Motion Math Blog

Top 7 Criteria of a Great Learning Game

According to a 2015 study by Project Tomorrow, 62% of elementary school teachers use games in the classroom. At Motion Math, we’re positively thrilled that more and more teachers recognize gaming’s potential as an instructional medium. But with so many learning games out there, how can educators identify the best resources? Our own judgment boils down to seven main criteria:

A great learning game:

  1. has clear learning objectives merged with gameplay;
  2. is a valid formative assessment, actionable for teachers;
  3. includes instruction to guide students toward greater understanding;
  4. promotes strategic thinking;
  5. shows multiple representations of the content;
  6. deeply engages students;
  7. motivates students to challenge themselves.

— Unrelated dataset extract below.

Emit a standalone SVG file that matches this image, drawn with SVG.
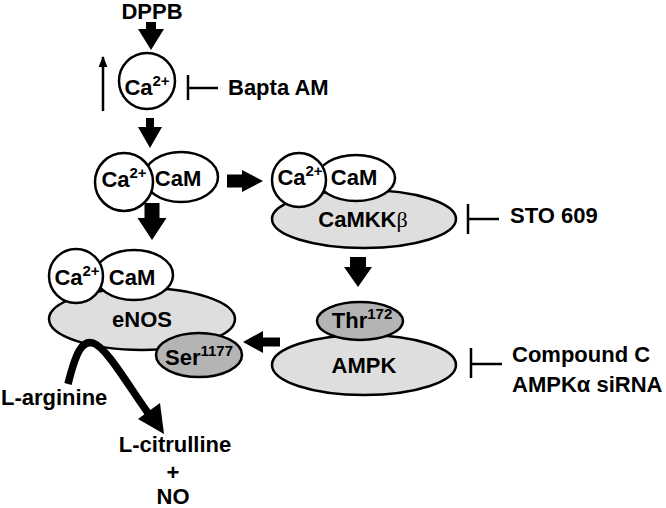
<svg xmlns="http://www.w3.org/2000/svg" width="666" height="508" viewBox="0 0 666 508">
<defs>
<style>
text{font-family:"Liberation Sans",Arial,sans-serif;font-weight:bold;fill:#000}
.t22{font-size:22px}
.t21{font-size:22px}
.sup{font-size:15px}
.beta{font-family:"Liberation Serif","Times New Roman",serif;font-weight:normal}
.wh{fill:#fff;stroke:#000;stroke-width:2.5}
.lg{fill:#dedede;stroke:#000;stroke-width:2.5}
.dg{fill:#b4b4b4;stroke:#000;stroke-width:2.5}
.inh{fill:none;stroke:#000;stroke-width:2.5}
.blk{fill:#000;stroke:none}
</style>
<marker id="thin" viewBox="0 0 10 10" refX="9" refY="5" markerWidth="11" markerHeight="11" markerUnits="userSpaceOnUse" orient="auto">
<path d="M0,1 L10,5 L0,9 Z" fill="#000"/>
</marker>
</defs>

<g id="dppb"><text class="t22" x="152" y="19" text-anchor="middle">DPPB</text></g>

<g id="ca1">
<circle class="wh" cx="147" cy="81" r="28"/>
<text class="t21" x="147" y="95" text-anchor="middle">Ca<tspan class="sup" dy="-9">2+</tspan></text>
</g>

<g id="bapta"><text class="t22" x="228" y="95">Bapta AM</text></g>

<g id="cacam1">
<ellipse class="wh" cx="181" cy="177" rx="37" ry="25"/>
<circle class="wh" cx="124" cy="182" r="29"/>
<text class="t21" x="124" y="187" text-anchor="middle">Ca<tspan class="sup" dy="-9">2+</tspan></text>
<text class="t21" x="178" y="186" text-anchor="middle">CaM</text>
</g>

<g id="camkk">
<ellipse class="lg" cx="364" cy="219" rx="92" ry="29"/>
<ellipse class="wh" cx="356" cy="178" rx="39" ry="23"/>
<circle class="wh" cx="299" cy="180" r="27"/>
<text class="t21" x="300" y="185" text-anchor="middle">Ca<tspan class="sup" dy="-9">2+</tspan></text>
<text class="t21" x="354" y="185" text-anchor="middle">CaM</text>
<text class="t22" x="363" y="227" text-anchor="middle">CaMKK<tspan class="beta">β</tspan></text>
</g>

<g id="sto"><text class="t22" x="510" y="223">STO 609</text></g>

<g id="ampk">
<ellipse class="lg" cx="364" cy="365" rx="92" ry="30"/>
<ellipse class="dg" cx="360" cy="321" rx="43" ry="19"/>
<text class="t22" x="362" y="328" text-anchor="middle">Thr<tspan class="sup" dy="-9">172</tspan></text>
<text class="t22" x="364" y="373" text-anchor="middle">AMPK</text>
</g>

<g id="compound">
<text class="t22" x="512" y="362">Compound C</text>
<text class="t22" x="512" y="392">AMPKα siRNA</text>
</g>

<g id="enos">
<ellipse class="lg" cx="142" cy="319" rx="93" ry="31"/>
<ellipse class="wh" cx="134" cy="275" rx="39" ry="25"/>
<circle class="wh" cx="76" cy="276" r="27"/>
<text class="t21" x="77" y="285" text-anchor="middle">Ca<tspan class="sup" dy="-9">2+</tspan></text>
<text class="t21" x="132" y="285" text-anchor="middle">CaM</text>
<text class="t22" x="142" y="327" text-anchor="middle">eNOS</text>
<ellipse class="dg" cx="199" cy="355" rx="43" ry="22"/>
<text class="t22" x="199" y="365" text-anchor="middle">Ser<tspan class="sup" dy="-9">1177</tspan></text>
</g>

<g id="larg"><text class="t22" x="1" y="405">L-arginine</text></g>
<g id="lcit">
<text class="t22" x="175" y="452" text-anchor="middle">L-citrulline</text>
<text class="t22" x="173" y="480" text-anchor="middle">+</text>
<text class="t22" x="173" y="504" text-anchor="middle">NO</text>
</g>

<g id="connectors">
<polygon class="blk" points="146,22 156,22 156,29 164,29 151,50 138,29 146,29"/>
<polygon class="blk" points="146,118 154,118 154,127 162,127 150,148 138,127 146,127"/>
<polygon class="blk" points="144.5,203 159.5,203 159.5,218 166.5,218 152,240 137.5,218 144.5,218"/>
<polygon class="blk" points="227,174.5 242,174.5 242,170 263,181 242,192 242,187.5 227,187.5"/>
<polygon class="blk" points="350,257 366,257 366,267 372,267 358,287 344,267 350,267"/>
<polygon class="blk" points="280,337.5 263,337.5 263,331 243,342 263,353 263,346.5 280,346.5"/>
<line x1="103" y1="111" x2="103" y2="57" stroke="#000" stroke-width="2.5" marker-end="url(#thin)"/>
<path class="inh" d="M188,75 V100 M188,88 H218"/>
<path class="inh" d="M468,204 V234 M468,219 H499"/>
<path class="inh" d="M471,348 V378 M471,364 H502"/>
<path d="M68,384 C76,352 82,340 93,343 C106,347 126,382 148,413" fill="none" stroke="#000" stroke-width="7.5"/>
<polygon class="blk" points="164,434 160,403 138,419"/>
</g>
</svg>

You can download our custom evaluation form, but first, let’s dive into each element:

1. A great learning game has clear learning objectives merged with gameplay. There should be no distinction between learning the content and playing. Many games fail this test because they alternate between educational and fun components. For example, you’re charging through a castle, sword in hand, until you’re forced to stop and solve an unrelated arithmetic problem. The math merely serves as an impediment to exploring the castle, and the resulting back and forth is less fun than a commercial game, less efficient than a digital worksheet, and sends the message that learning itself isn’t fun. In contrast, DragonBox Algebra, one of our favorite math games, is entirely about simplifying terms and isolating x. The learning and play are one and the same.

2. A great learning game is a valid formative assessment, actionable for teachers. Winning should only be possible if the student is actually proficient in the academic skill addressed by the game. This is important for the student’s own sense of their learning progress and for the game’s usefulness as formative assessment for teachers. Kids are geniuses at finding any possible way to “hack” a game and win without knowing the content. Solid learning games cover up all possible escape routes so mastering the content is the only way to succeed. Successful games then present this mastery data to teachers in an actionable format.

3. A great learning game includes instruction to guide students toward greater understanding. It should not just be a quiz to determine what a student knows, but rather a pedagogical tool. Effective techniques include scaffolding to reduce the complexity of the task, offering hints, and reframing problems.

4. A great learning game promotes strategic thinking. Given meaningful choices, students can explore diverse outcomes and learn to plan several steps ahead. They’ll also be more engaged because their actions are driving the experience. This element is where animated worksheets can’t compete, because students don’t have any choices; they’re forced to answer a fixed series of questions. Complex games with diverse agents can also teach students systems thinking, but even a relatively simple game with uniform pieces such as checkers gives players many choices with long-term consequences.

5. A great learning game shows multiple representations of the content. If a student plays with diverse symbols they’re more likely to understand the concepts underneath particular problems and to transfer learning to situations outside the game world.

6. A great learning game deeply engages students. Games inspire a special kind of focus. There’s no reason to use gaming in the classroom instead of another instructional media if the game doesn’t deeply grab students’ attention. This engagement sometimes takes the form of loud, laughing collaboration, and sometimes quiet intensity, but regardless, a great learning game should have students begging to play during recess, after school, and at home. They’re invested intellectually and emotionally.

7. A great learning game motivates students to challenge themselves. Games are a natural medium for developing a growth mindset and a positive relationship to challenge. No student expects to win a game the first time they play. While failing a quiz five times in a row would depress most students, students expect to lose a game level five or even fifty times before they finally win. Losing doesn’t have the same negative impact on a child’s ego because it’s “just a game.” However, some games can lose this motivational power with overly harsh negative feedback – bright red X’s, harsh noises, and a lack of helpful hints can make losing feel like flunking. Great learning games encourage students to keep persisting through difficult material.